I didn’t roll my eyes. I found in the Porter family so much more to relate to than I could have anticipated. And it wasn’t necessarily because of the family’s circumstances – those were, to be sure, quite different from my own. But rather, I related to family, to failure and disillusionment. These themes are universal and well-chosen. Most of all, though, I related to place.

The End of the Point is one of those books that communicates a certain ownership over place. It takes you back to that feeling of a place belonging to you. For me, this was Provincetown, Massachusetts. I spent a summer interning at an artist residency in Provincetown, the little town on the tip of Cape Cod. Because I lived there for a summer, I was a townie, albeit a temporary one. I watched families come and go, and watched the changing patterns of gay sub-groups as they poured into town for various themed weeks throughout the summer:  Bear Week, Girl Splash, Women of Color.

Between work shifts, I walked Commercial Street, stopping for a drink or a slice of pizza or a cup of ice cream. I silently cursed dawdling tourists blocking my path. When we lost power for most of a day in late summer, I tried to reassure visitors to our residency center, but with little success:  it was hot, uncomfortable, and they were unhappy. But later that night, as a friend and I saw the lights come on along our street, one house at a time, we suddenly heard cheers from the two miles of town that surrounded us:  the whole lot of us rose our voices up in celebration. And I could hear them all.

I went night swimming only once, wading into the ocean, only to see tiny jellyfish all around me, lighting up as my arms brushed past them. My roommates and I twirled in the water, a cyclone of light and limbs and water.

There have been many places in my life that have felt like mine – homes, schools – but Graver’s novel is about a home away from home, a place away, a substitute location. And that’s what Provincetown was for me. That’s what Ashaunt was for the Porter family. Graver’s book is one of those books that takes you there – it took me there, back to hot, sticky Provincetown, to my too-short hair, my cups of ice cream, my discovering kale and working too many hours, to riding down Commercial Street in the early morning, before anyone else was out, under banners of rainbow flags hung overhead.
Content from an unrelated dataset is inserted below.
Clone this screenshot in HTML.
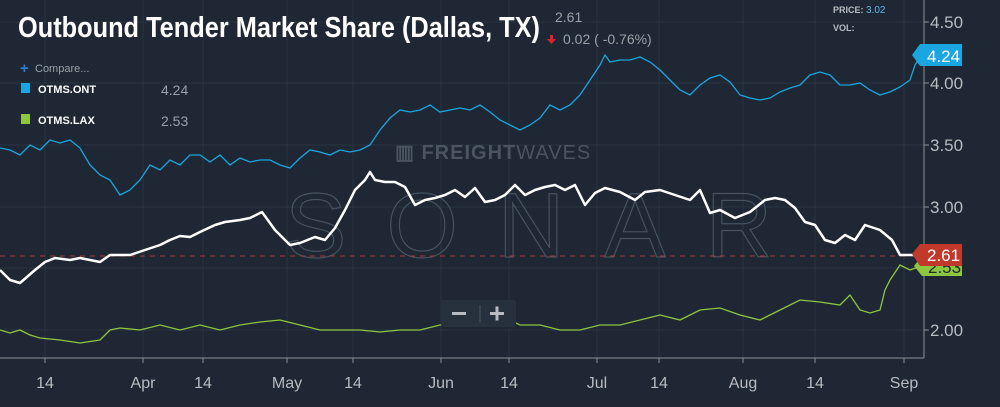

Graver’s book included none of that – no kale, no rainbow flags, no modern summer life. But the feel of it – its coastal solitude, the ownership, the resistance to change, the small town feel – all of that rolled up into a book that was so truly transportive that I was there, in Ashaunt, yes, but I was also in my own memory, to my own version of Ashaunt. Provincetown was a substitute place, one that can’t be recreated elsewhere. Except it was, in a way, in Elizabeth Graver’s The End of the Point, which was a magic trick I had not expected when I opened to the first page and began.